O dia estava perfeito naquela manha de domingo qdo eu e o Carlão saltamos na vila inglesa, as 8:20hrs. A atmosfera límpida e transparente isenta de qq vestígio de nuvens anunciava q aquele dia seria quente e ensolarado. A passos ligeiros rasgamos a vila, q recém acordava, e num piscar de olhos nos vimos envoltos pelo frescor da sombra da Estrada do Taquarussú, além de muita conversa sobre planos futuros de pernadas.

Ás 9hrs mergulhávamos definitivamente na mata através de uma trilha já cantada em verso e prosa trocentas outras ocasiões, palco de muitas aventuras passadas e de muitas ainda por vir. Já de cara topamos com uma cobrinha assustada no meio da vereda, além de muita mata tombada obstruindo o caminho, provavelmente em virtude dos últimos vendavais q assolaram Sampa nos últimos dias. O ritmo pesado imposto aliado ao calor não tardam a encharcar nossos rostos, e o suor escorre em bicas pela ponta do nariz. As paradas eram breves até pq mutucas ensandecidas não permitiam descansos maiores, mordendo avidamente até por cima da roupa.

Ás 9:45 tomavamos o ramo da esquerda na famosa “bifurcação das bananeiras” e 15min depois alcançamos o topo da serra. Dali foi só descida, e ao constatar o quão seca estava a mata em volta topamos com uma segunda peçonhenta descansando no meio da trilha. É, tínhamos q redobrar o cuidado. Deixamos a principal numa das varias bifurcações e tomamos uma discreta picada saindo pela esquerda, onde embicamos piramba abaixo através de uma vereda q logo sumiu, mas varando-mato e farejando seu rastro era logo encontrada mais adiante. O som de água próxima se fez presente e, do nada, emergimos numa clareira plana no meio daquela encosta íngreme, cercada de pés de limão e bananeiras, as 10:30hrs. Estávamos no primeiro rancho do dia, q apelidamos de “Garagem”, pois o formato do casebre deserto e improvisado lembrava uma. Sustentado por troncos finos de madeira, coberto por lonas e cercado de plásticos, o local tinha até seu charme rústico embora estivesse bem sujo. Uma maca q devia ser a cama, um fogão a lenha e mesinhas de madeira dividiam espaço com td tipo de tranqueiras, como bules, enxada, panelas, pratos, talheres, maços de cigarro, garrafas, sacos com comida vencida, latas e roupa suja, entre outras coisas.

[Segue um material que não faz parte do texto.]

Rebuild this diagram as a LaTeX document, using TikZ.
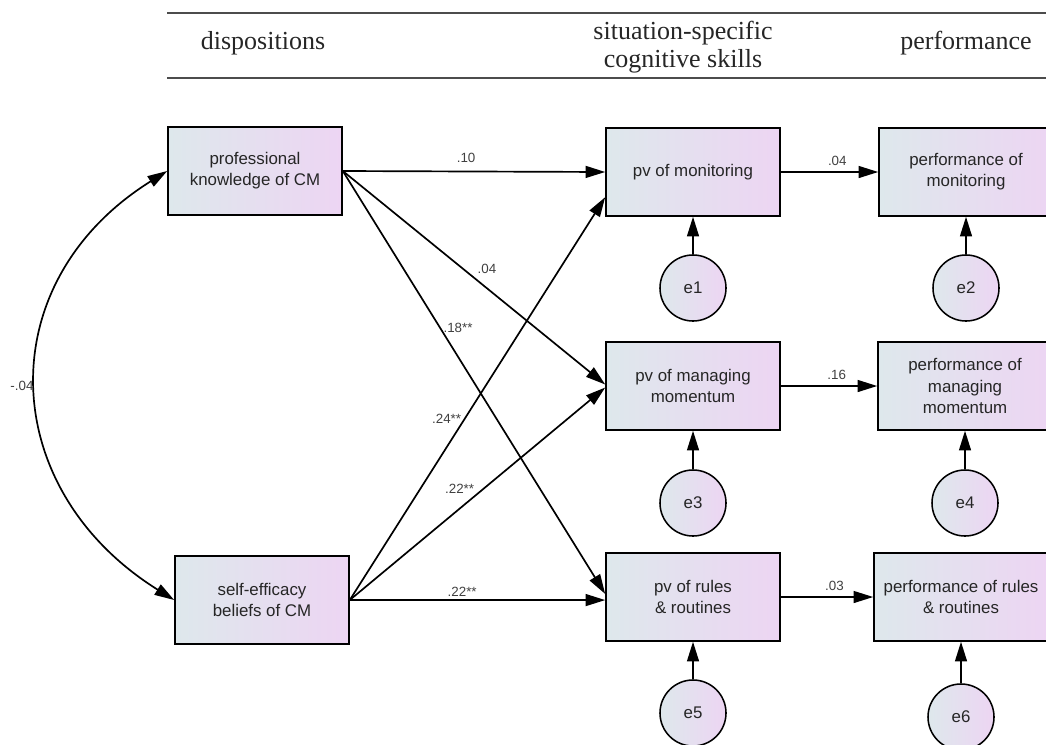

Prosseguimos a pernada por meio de uma trilha óbvia saindo do rancho q despencou piramba abaixo, passando por arvores gigantescas e verdejante mata, mas q logo desapareceu por completo. Não faz mal, pois havia apenas q descer e assim fizemos, varando um matinho básico sem gdes dificuldades apenas orientados pelo rugido onipresente e cada vez mais forte do Rio Quilombo nos aguardando lá embaixo. Eventualmente surgiam voçorocas de cipós nos segurando ou mata espinhenta da qual desviar, mas nada de mais. E assim alcançamos o fundo do vale, as margens do Rio Quilombo, as 10:50hrs. Cruzamos à outra margem saltando de pedra em pedra ate nos empoleirar numa, onde tivemos um breve pit-stop de descanso. Menos de 10min, diga-se de passagem.

Após mastigar sandubas, bolachas, pedaços de bolo e frutas, retomamos nossa marcha agora piramba acima e sem trilha através da íngreme encosta q surgiu. As vezes havia vestígios de trilha mas q logo desapareciam, daí varamos mato nos guiando pelas marcas de facão e assim ganhamos lentamente altitude naquela íngreme encosta. Firmando-nos no arvoredo ao redor penosamente e depois de alguns lances de escalaminhada de barrancos, atingimos um patamar onde o terreno suavizou até encontrar uma trilha, ornada por belos exemplares de esguio palmito.

Acompanhando a dita cuja desembocamos no segundo rancho, este desativado, as 11:40hrs, q apelidamos de “Caçador” por razões óbvias. Em meio a madeira, plásticos, mangueiras de captação e td sorte de tralhas encontramos colchões, um chuveiro intacto e até uma carteira de couro pra munição. Mas o q deixou o Carlos radiante foi encontrar uma “pistola” de fabricação artesanal, feita de um cano de ferro apoiada numa base enfaixada por uma borracha, onde uma mola acionava o “gatilho”. Uma relíquia q o Carlos fez questão de levar junto.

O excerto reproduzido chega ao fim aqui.